▸ **DATASET EXCERPT**
———
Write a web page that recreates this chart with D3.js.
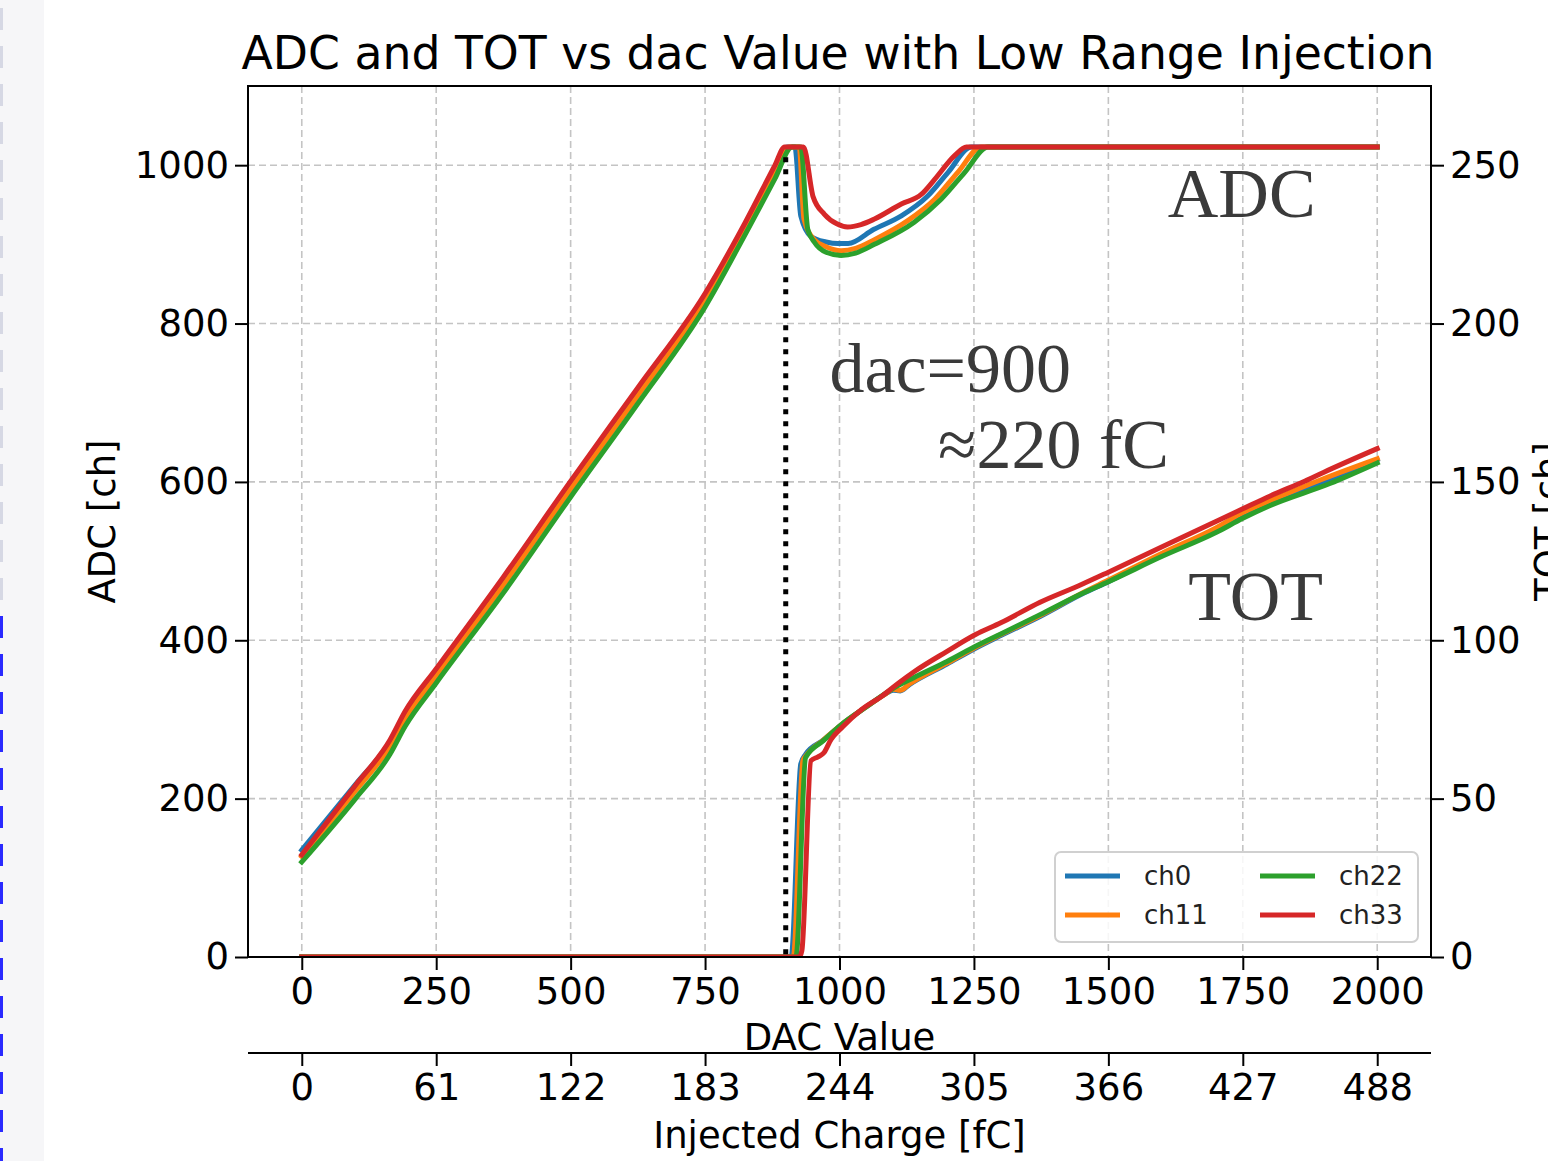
<!DOCTYPE html>
<html>
<head>
<meta charset="utf-8">
<script src="https://cdn.jsdelivr.net/npm/d3@7"></script>
<style>
  html, body { margin: 0; padding: 0; background: #ffffff; }
  svg { display: block; }
</style>
</head>
<body>
<svg id="chart" width="1548" height="1161"></svg>
<script>
// ---- data -------------------------------------------------------------
const channels = ["ch0", "ch11", "ch22", "ch33"];
const channelColors = ["#1f77b4", "#ff7f0e", "#2ca02c", "#d62728"];

// ADC response, [dac, adc]
const adcCh0 = [[0,135],[100,218],[164,272],[192,307],[250,360],[375,475],[500,596],[625,714],[750,834],[825,925],[880,995],[903,1023],[917,1023],[928,936],[947,910],[975,903],[997,901],[1016,901],[1064,919],[1115,936],[1164,961],[1202,991],[1245,1023],[2000,1023]];
const adcCh11 = [[0,127],[100,210],[164,266],[192,300],[250,355],[375,470],[500,591],[625,709],[750,829],[825,920],[880,990],[906,1023],[925,1023],[934,932],[953,906],[975,897],[1003,892],[1030,895],[1065,906],[1127,930],[1177,957],[1220,991],[1264,1023],[2000,1023]];
const adcCh22 = [[0,120],[100,200],[164,256],[192,291],[250,346],[375,460],[500,581],[625,699],[750,821],[825,913],[880,983],[912,1023],[928,1023],[941,919],[953,903],[975,890],[1003,886],[1030,889],[1065,900],[1139,928],[1189,957],[1233,991],[1276,1023],[2000,1023]];
const adcCh33 = [[0,129],[100,217],[164,274],[192,310],[250,364],[375,480],[500,601],[625,719],[750,838],[825,928],[880,1000],[898,1023],[933,1023],[951,960],[972,938],[995,926],[1015,922],[1040,925],[1065,932],[1115,951],[1152,963],[1177,982],[1214,1012],[1236,1023],[2000,1023]];

// TOT response, [dac, tot]
const totCh0 = [[0,0],[910,0],[928,61],[937,64],[970,68.5],[1003,73.3],[1050,79],[1085,83],[1100,84.2],[1113,84],[1130,86],[1200,92.5],[1253,97.5],[1300,101.5],[1373,107.5],[1450,114.5],[1500,118.5],[1600,127],[1700,134.5],[1750,139.3],[1800,143],[1900,150],[2000,157]];
const totCh11 = [[0,0],[914,0],[932,62],[940,64],[970,68.5],[1003,73.3],[1050,79],[1085,83],[1100,84.5],[1113,84.2],[1130,86.2],[1200,92.8],[1253,97.8],[1300,101.8],[1373,107.8],[1450,114.8],[1500,119],[1600,127.5],[1700,135.5],[1750,140.3],[1800,144],[1900,151],[2000,157.3]];
const totCh22 = [[0,0],[919,0],[937,63],[970,68.3],[1003,73.3],[1050,79],[1100,84.8],[1137,88.1],[1200,93.3],[1253,98.1],[1300,102],[1373,108.1],[1450,114.7],[1500,118.5],[1600,126.5],[1700,134],[1750,138.5],[1800,142.5],[1912,149.5],[2000,156]];
const totCh33 = [[0,0],[925,0],[930,2],[947,62],[960,63.2],[971,64.5],[984,68.6],[1006,72.7],[1040,78],[1080,82.5],[1110,86.5],[1140,90.2],[1200,96.5],[1253,101.8],[1300,105.5],[1373,112],[1450,117.6],[1500,121.5],[1600,129.5],[1700,137.5],[1750,141.5],[1800,145.5],[1866,150.3],[1900,153],[2000,160.5]];

const adcSeries = [adcCh0, adcCh11, adcCh22, adcCh33];
const totSeries = [totCh0, totCh11, totCh22, totCh33];

// axis ticks
const dacTicks = [0, 250, 500, 750, 1000, 1250, 1500, 1750, 2000];
const adcTicks = [0, 200, 400, 600, 800, 1000];
const totTicks = [0, 50, 100, 150, 200, 250];
const chargeTicks = [0, 61, 122, 183, 244, 305, 366, 427, 488];
const fcPerDac = 0.244;

// marker for the range boundary
const thresholdDac = 900;
const thresholdAdcTop = 1010;

// ---- layout -------------------------------------------------------------
const plot = { left: 248, right: 1431, top: 86, bottom: 957 };
const lineW = 5;
const tickLen = 13;
const tickFont = 37;
const sans = "'DejaVu Sans', sans-serif";
const serif = "'Liberation Serif', 'DejaVu Serif', serif";

const svg = d3.select("#chart");

// ---- left page strip ----------------------------------------------------
const strip = svg.append("g");
strip.append("rect").attr("x", 0).attr("y", 0).attr("width", 44).attr("height", 1161).attr("fill", "#f6f6f8");
d3.range(0, 1161, 38).forEach((y, i) => {
  strip.append("rect")
    .attr("x", 0).attr("y", y + 8).attr("width", 3).attr("height", 22)
    .attr("fill", y > 600 ? "#2a2aff" : "#d6d8e4");
});

// ---- scales -------------------------------------------------------------
const x = d3.scaleLinear().domain([-100, 2100]).range([plot.left, plot.right]);
const yAdc = d3.scaleLinear().domain([0, 1100]).range([plot.bottom, plot.top]);
const yTot = d3.scaleLinear().domain([0, 275]).range([plot.bottom, plot.top]);
const xCharge = d3.scaleLinear().domain([-100 * fcPerDac, 2100 * fcPerDac]).range([plot.left, plot.right]);

// ---- grid ---------------------------------------------------------------
const grid = svg.append("g").attr("stroke", "#c4c4c4").attr("stroke-width", 1.6).attr("stroke-dasharray", "7,4");
dacTicks.forEach(t => grid.append("line").attr("x1", x(t)).attr("x2", x(t)).attr("y1", plot.top).attr("y2", plot.bottom));
adcTicks.forEach(t => grid.append("line").attr("x1", plot.left).attr("x2", plot.right).attr("y1", yAdc(t)).attr("y2", yAdc(t)));

// ---- curves -------------------------------------------------------------
svg.append("clipPath").attr("id", "plotClip").append("rect")
  .attr("x", plot.left).attr("y", plot.top).attr("width", plot.right - plot.left).attr("height", plot.bottom - plot.top);

const lines = svg.append("g").attr("clip-path", "url(#plotClip)");
const adcLine = d3.line().curve(d3.curveMonotoneX).x(d => x(d[0])).y(d => yAdc(d[1]));
const totLine = d3.line().curve(d3.curveMonotoneX).x(d => x(d[0])).y(d => yTot(d[1]));

adcSeries.forEach((s, i) => {
  lines.append("path").attr("d", adcLine(s)).attr("fill", "none")
    .attr("stroke", channelColors[i]).attr("stroke-width", lineW)
    .attr("stroke-linejoin", "round").attr("stroke-linecap", "square");
});
totSeries.forEach((s, i) => {
  lines.append("path").attr("d", totLine(s)).attr("fill", "none")
    .attr("stroke", channelColors[i]).attr("stroke-width", lineW)
    .attr("stroke-linejoin", "round").attr("stroke-linecap", "square");
});

// ---- axes ---------------------------------------------------------------
function styleAxis(g) {
  g.select(".domain").remove();
  g.selectAll(".tick line").attr("stroke", "#000").attr("stroke-width", 2);
  g.selectAll(".tick text").attr("fill", "#000").attr("font-family", sans).attr("font-size", tickFont);
}

svg.append("g").attr("transform", `translate(0,${plot.bottom})`)
  .call(d3.axisBottom(x).tickValues(dacTicks).tickFormat(d3.format("d")).tickSize(tickLen).tickPadding(8))
  .call(styleAxis);

svg.append("g").attr("transform", `translate(${plot.left},0)`)
  .call(d3.axisLeft(yAdc).tickValues(adcTicks).tickFormat(d3.format("d")).tickSize(tickLen).tickPadding(6))
  .call(styleAxis);

svg.append("g").attr("transform", `translate(${plot.right},0)`)
  .call(d3.axisRight(yTot).tickValues(totTicks).tickFormat(d3.format("d")).tickSize(tickLen).tickPadding(6))
  .call(styleAxis);

// secondary charge axis
const chargeAxisY = 1053;
svg.append("g").attr("transform", `translate(0,${chargeAxisY})`)
  .call(d3.axisBottom(xCharge).tickValues(chargeTicks).tickFormat(d3.format("d")).tickSize(tickLen).tickPadding(8))
  .call(styleAxis);
svg.append("line").attr("x1", plot.left).attr("x2", plot.right).attr("y1", chargeAxisY).attr("y2", chargeAxisY)
  .attr("stroke", "#000").attr("stroke-width", 2);

// frame
svg.append("rect").attr("x", plot.left).attr("y", plot.top)
  .attr("width", plot.right - plot.left).attr("height", plot.bottom - plot.top)
  .attr("fill", "none").attr("stroke", "#000").attr("stroke-width", 2);

// ---- threshold marker ---------------------------------------------------
svg.append("line")
  .attr("x1", x(thresholdDac)).attr("x2", x(thresholdDac))
  .attr("y1", yAdc(thresholdAdcTop)).attr("y2", yAdc(0))
  .attr("stroke", "#000").attr("stroke-width", 5).attr("stroke-dasharray", "5,7");

// ---- labels -------------------------------------------------------------
svg.append("text").attr("x", 838).attr("y", 69)
  .attr("text-anchor", "middle").attr("font-family", sans).attr("font-size", 45.7).attr("fill", "#000")
  .text("ADC and TOT vs dac Value with Low Range Injection");

svg.append("text").attr("x", (plot.left + plot.right) / 2).attr("y", 1050)
  .attr("text-anchor", "middle").attr("font-family", sans).attr("font-size", tickFont).attr("fill", "#000")
  .text("DAC Value");

svg.append("text").attr("x", (plot.left + plot.right) / 2).attr("y", 1148)
  .attr("text-anchor", "middle").attr("font-family", sans).attr("font-size", tickFont).attr("fill", "#000")
  .text("Injected Charge [fC]");

svg.append("text").attr("transform", `translate(115,${(plot.top + plot.bottom) / 2}) rotate(-90)`)
  .attr("text-anchor", "middle").attr("font-family", sans).attr("font-size", tickFont).attr("fill", "#000")
  .text("ADC [ch]");

svg.append("text").attr("transform", `translate(1561,${(plot.top + plot.bottom) / 2}) rotate(-90)`)
  .attr("text-anchor", "middle").attr("font-family", sans).attr("font-size", tickFont).attr("fill", "#000")
  .text("TOT [ch]");

// annotations, positioned in data coordinates
const noteColor = "#3a3a3a";
const notes = [
  { text: "ADC", dac: 1748, adc: 934 },
  { text: "TOT", dac: 1774, adc: 425 },
  { text: "dac=900", dac: 1206, adc: 714 },
  { text: "≈220 fC", dac: 1398, adc: 618 }
];
notes.forEach(n => {
  svg.append("text").attr("x", x(n.dac)).attr("y", yAdc(n.adc))
    .attr("text-anchor", "middle").attr("font-family", serif).attr("font-size", 70).attr("fill", noteColor)
    .text(n.text);
});

// ---- legend -------------------------------------------------------------
const legend = svg.append("g");
legend.append("rect").attr("x", 1055).attr("y", 852).attr("width", 363).attr("height", 90)
  .attr("rx", 6).attr("fill", "#ffffff").attr("fill-opacity", 0.85)
  .attr("stroke", "#d0d0d0").attr("stroke-width", 2);
const legendCols = [1065, 1260];
const legendRows = [876, 915];
channels.forEach((c, i) => {
  const col = Math.floor(i / 2), row = i % 2;
  const lx = legendCols[col], ly = legendRows[row];
  legend.append("line").attr("x1", lx).attr("x2", lx + 55).attr("y1", ly).attr("y2", ly)
    .attr("stroke", channelColors[i]).attr("stroke-width", lineW);
  legend.append("text").attr("x", lx + 79).attr("y", ly + 9)
    .attr("font-family", sans).attr("font-size", 26).attr("fill", "#222").text(c);
});
</script>
</body>
</html>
———
▸ **GIVEN INSTRUCTION**
Scan the lines for the string "chart". Copy out each line that matches.

▸ **RESULT FOR THIS TASK**
Write a web page that recreates this chart with D3.js.
<svg id="chart" width="1548" height="1161"></svg>
const svg = d3.select("#chart");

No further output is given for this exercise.